A reflection by Fr. Dave Warren, S.F.M., on Daniel 12.1-3; Hebrews 10.11-14; Mark 13.24-32

It’s beginning to look a lot like Christmas. Christmas lights are appearing. Christmas advertising is now seen in our newspapers.

The merchants know that we are always looking ahead to something. They know that our lives are oriented towards the future. We are restless by nature and the merchants know how to capitalize on it. Immediately after Christmas, they offer us a Boxing Day Sale. The snow is still on the ground when they begin to advertise spring merchandise. The leaves have barely appeared on the trees when advertising for summer merchandise begins. In early August we are introduced to back-to-school merchandise. Then it’s fall clothing. And then back to Christmas.

The merchants know that we are always looking ahead to something.

Plans for the future

We all have hopes and dreams. We all have plans. Our plans may be short-term or long-term. But we all have plans.

Our plans may coincide with where we actually go. Or not. We don’t always go where we plan to go. Life is full of the unexpected. (Someone has said that life is what happens to us when we are making other plans.) Life has its twists and turns. Still, we have the faith to believe that we are going somewhere. We have the faith to believe that God is leading us somewhere.

Just as we are going somewhere as individuals, so we are going somewhere as a species.
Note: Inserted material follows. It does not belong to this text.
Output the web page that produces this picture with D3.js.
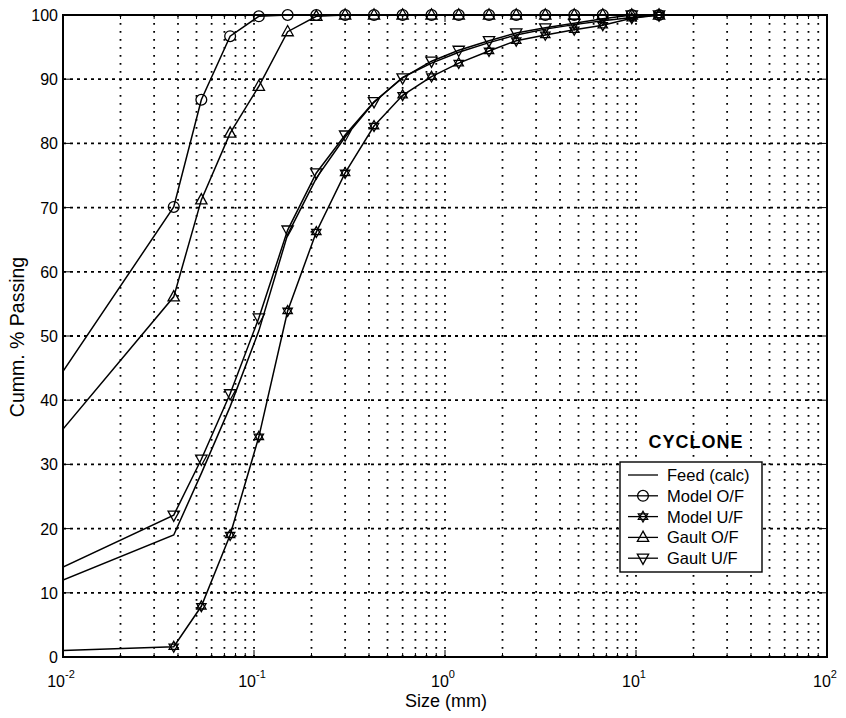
<!DOCTYPE html>
<html>
<head>
<meta charset="utf-8">
<script src="https://cdn.jsdelivr.net/npm/d3@7"></script>
<style>
  body { margin: 0; background: #fff; }
  svg { font-family: "Liberation Sans", Arial, sans-serif; }
</style>
</head>
<body>
<svg id="chart" width="846" height="718"></svg>
<script>
// ---- data ----
// first size (0.01) is the left-edge start of each line (no marker drawn there)
const sizes = [0.01, 0.038, 0.053, 0.075, 0.106, 0.15, 0.212, 0.3, 0.425, 0.6, 0.85, 1.18, 1.7, 2.36, 3.35, 4.75, 6.7, 9.5, 13.2];
const feedCalc = [12.0, 19.0, 28.6, 39.0, 50.8, 65.8, 74.6, 81.0, 86.4, 90.3, 92.5, 94.2, 95.7, 96.9, 97.8, 98.5, 99.1, 99.6, 100];
const modelOF  = [44.5, 70.1, 86.8, 96.7, 99.8, 100, 100, 100, 100, 100, 100, 100, 100, 100, 100, 100, 100, 100, 100];
const modelUF  = [1.0, 1.6, 7.9, 19.0, 34.3, 53.9, 66.2, 75.4, 82.7, 87.5, 90.4, 92.5, 94.4, 96.0, 96.9, 97.7, 98.4, 99.5, 100];
const gaultOF  = [35.5, 56.1, 71.2, 81.6, 88.9, 97.4, 99.8, 100, 100, 100, 100, 100, 100, 100, 100, 100, 100, 100, 100];
const gaultUF  = [14.0, 22.1, 30.8, 41.0, 52.8, 66.5, 75.4, 81.3, 86.5, 90.2, 92.8, 94.5, 96.0, 97.2, 98.0, 98.7, 99.4, 100, 100];

const seriesNames = ["Feed (calc)", "Model O/F", "Model U/F", "Gault O/F", "Gault U/F"];
const seriesValues = [feedCalc, modelOF, modelUF, gaultOF, gaultUF];
const seriesMarkers = ["none", "circle", "hexagram", "triUp", "triDown"];

const xTickExps = [-2, -1, 0, 1, 2];
const yTicks = [0, 10, 20, 30, 40, 50, 60, 70, 80, 90, 100];
const xLabel = "Size (mm)";
const yLabel = "Cumm. % Passing";
const legendTitle = "CYCLONE";

// ---- layout ----
const L = 63, R = 827, T = 15, B = 657;
const svg = d3.select("#chart");
const x = d3.scaleLog().domain([0.01, 100]).range([L, R]);
const y = d3.scaleLinear().domain([0, 100]).range([B, T]);

// minor decade values
const minorVals = [];
for (let e = -2; e < 2; e++) for (let k = 1; k <= 9; k++) minorVals.push(k * Math.pow(10, e));
minorVals.push(100);

// grid: vertical dotted
const grid = svg.append("g");
grid.selectAll("line.v").data(minorVals.filter(v => v > 0.0100001 && v < 99.999)).join("line")
  .attr("x1", d => x(d)).attr("x2", d => x(d)).attr("y1", T).attr("y2", B)
  .attr("stroke", "#000").attr("stroke-width", 1.8).attr("stroke-dasharray", "1.8,6.2");
grid.selectAll("line.h").data(yTicks.filter(v => v > 0 && v < 100)).join("line")
  .attr("x1", L).attr("x2", R).attr("y1", d => y(d)).attr("y2", d => y(d))
  .attr("stroke", "#000").attr("stroke-width", 1.8).attr("stroke-dasharray", "3,4");

// ticks (inward, on all four sides)
const ticks = svg.append("g").attr("stroke", "#000").attr("stroke-width", 1);
minorVals.forEach(v => {
  const major = Math.abs(Math.log10(v) - Math.round(Math.log10(v))) < 1e-9;
  const len = major ? 7 : 4;
  ticks.append("line").attr("x1", x(v)).attr("x2", x(v)).attr("y1", B).attr("y2", B - len);
  ticks.append("line").attr("x1", x(v)).attr("x2", x(v)).attr("y1", T).attr("y2", T + len);
});
yTicks.forEach(v => {
  ticks.append("line").attr("x1", L).attr("x2", L + 7).attr("y1", y(v)).attr("y2", y(v));
  ticks.append("line").attr("x1", R).attr("x2", R - 7).attr("y1", y(v)).attr("y2", y(v));
});

// frame
svg.append("rect").attr("x", L).attr("y", T).attr("width", R - L).attr("height", B - T)
  .attr("fill", "none").attr("stroke", "#000").attr("stroke-width", 2);

// tick labels
svg.append("g").selectAll("text").data(yTicks).join("text")
  .attr("x", L - 5).attr("y", d => y(d) + 6).attr("text-anchor", "end")
  .attr("font-size", 16).text(d => d);

const xl = svg.append("g").selectAll("text").data(xTickExps).join("text")
  .attr("x", d => x(Math.pow(10, d)) - 2).attr("y", B + 30).attr("text-anchor", "middle")
  .attr("font-size", 16);
xl.append("tspan").text("10");
xl.append("tspan").attr("dy", -9).attr("font-size", 11).text(d => d);

// axis titles
svg.append("text").attr("x", 446).attr("y", 707).attr("text-anchor", "middle")
  .attr("font-size", 18).text(xLabel);
svg.append("text").attr("transform", `translate(24,337) rotate(-90)`)
  .attr("text-anchor", "middle").attr("font-size", 19.5).text(yLabel);

// marker drawing
function drawMarker(g, type, cx, cy) {
  const s = 5.4;
  if (type === "circle") {
    g.append("circle").attr("cx", cx).attr("cy", cy).attr("r", s).attr("fill", "none").attr("stroke", "#000").attr("stroke-width", 1.3);
  } else if (type === "triUp" || type === "triDown") {
    const d = type === "triUp" ? 1 : -1;
    const pts = [[cx, cy - d * s * 1.15], [cx - s * 1.05, cy + d * s * 0.75], [cx + s * 1.05, cy + d * s * 0.75]];
    g.append("path").attr("d", "M" + pts.map(p => p.join(",")).join("L") + "Z")
      .attr("fill", "none").attr("stroke", "#000").attr("stroke-width", 1.3);
  } else if (type === "hexagram") {
    const r = s;
    const t1 = [0, 120, 240].map(a => [cx + r * Math.sin(a * Math.PI / 180), cy - r * Math.cos(a * Math.PI / 180)]);
    const t2 = [60, 180, 300].map(a => [cx + r * Math.sin(a * Math.PI / 180), cy - r * Math.cos(a * Math.PI / 180)]);
    [t1, t2].forEach(pts => g.append("path").attr("d", "M" + pts.map(p => p.join(",")).join("L") + "Z")
      .attr("fill", "none").attr("stroke", "#000").attr("stroke-width", 1.3));
  }
}

// clip
svg.append("clipPath").attr("id", "clip").append("rect").attr("x", L).attr("y", T - 8).attr("width", R - L).attr("height", B - T + 8);

const line = d3.line().x(d => x(d[0])).y(d => y(d[1]));
const plot = svg.append("g").attr("clip-path", "url(#clip)");
seriesValues.forEach((vals, i) => {
  const pts = sizes.map((s, j) => [s, vals[j]]);
  plot.append("path").attr("d", line(pts)).attr("fill", "none").attr("stroke", "#000").attr("stroke-width", 1.5);
});
const markG = svg.append("g");
seriesValues.forEach((vals, i) => {
  if (seriesMarkers[i] === "none") return;
  sizes.forEach((s, j) => { if (j > 0) drawMarker(markG, seriesMarkers[i], x(s), y(vals[j])); });
});

// legend
svg.append("text").attr("x", 696).attr("y", 448).attr("text-anchor", "middle")
  .attr("font-size", 18).attr("font-weight", "bold").attr("letter-spacing", 1).text(legendTitle);
const lg = svg.append("g");
lg.append("rect").attr("x", 620).attr("y", 462).attr("width", 142).attr("height", 110)
  .attr("fill", "#fff").attr("stroke", "#000").attr("stroke-width", 1.4);
seriesNames.forEach((name, i) => {
  const yy = 475 + i * 20.8;
  lg.append("line").attr("x1", 628).attr("x2", 658).attr("y1", yy).attr("y2", yy).attr("stroke", "#000").attr("stroke-width", 1.3);
  drawMarker(lg, seriesMarkers[i], 643, yy);
  lg.append("text").attr("x", 667).attr("y", yy + 6).attr("font-size", 16.5).text(name);
});
</script>
</body>
</html>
But where is the human race going?

My favourite novel is A Tale of Two Cities by Charles Dickens. I love the opening words:

“It was the best of times, it was the worst of times, it was the age of wisdom, it was the age of foolishness, it was the epoch of belief, it was the epoch of incredulity, it was the season of Light, it was the season of Darkness, it was the spring of hope, it was the winter of despair, we had everything before us, we had nothing before us, we were all going direct to Heaven, we were all going direct the other way.”

Where are we going, anyway? Some say that we are going around in circles. In the wisdom of the Orient, history is a wheel. “What was will be again; what has been done will be done again; and there is nothing new under the sun (Ecclesiastes 1:9).

Jesus says that we are going somewhere new. The human race is not trapped in an unending cycle of birth and death, of growth and decline, of good times and bad times. History has a direction. The human journey has a once-and-for-all destination.

In today’s gospel, Jesus talks about our once-and-for-all destination. Our destination is a new heaven and a new earth.

“In those days, after the time of suffering, the sun will be darkened, and the moon will not give its light, and the stars will be falling from heaven, and the powers in the heavens will be shaken” (Mark 13:24-25). Jesus describes the new world in dramatic, powerful images—and scary ones, too. But Jesus is not saying that the universe will be destroyed. God creates what He loves and loves what He creates. God does not create only to destroy. Jesus is not saying that the universe will be destroyed; He is saying that the universe will be totally transformed. The world will finally become a human—and humane—dwelling place.

Jesus also describes the day of His return in the gentle image of summer: “From the fig tree learn its lesson: as soon as its branch becomes tender and puts forth its leaves, you know that summer is near” (Mark 13:28). Skiers and snowmobilers might not look forward to summer, but the rest of us do.

The end is not yet

There are times in history when things get so bad that we can wish for this new and transformed world now. But Jesus says, “…the end is not yet” (Mark 13:28).

When Mark wrote his gospel, many people thought that history couldn’t go on much longer. The Romans had brutally crushed a revolt by the Jews and they had destroyed the Temple in Jerusalem. The Jewish people believed that things couldn’t get any worse and that God had to intervene soon.

The human race continues to suffer. There are wars and rumors of war. There are hurricanes and earthquakes, and the advance of climate change. There is an epidemic of cancer. There are outbreaks of new diseases. Faith is not a guarantee that nothing bad will happen to us; faith is the belief that God is with us no matter what happens.

My cell phone service provider assures me that “the future is friendly.” It is friendly… in the long term.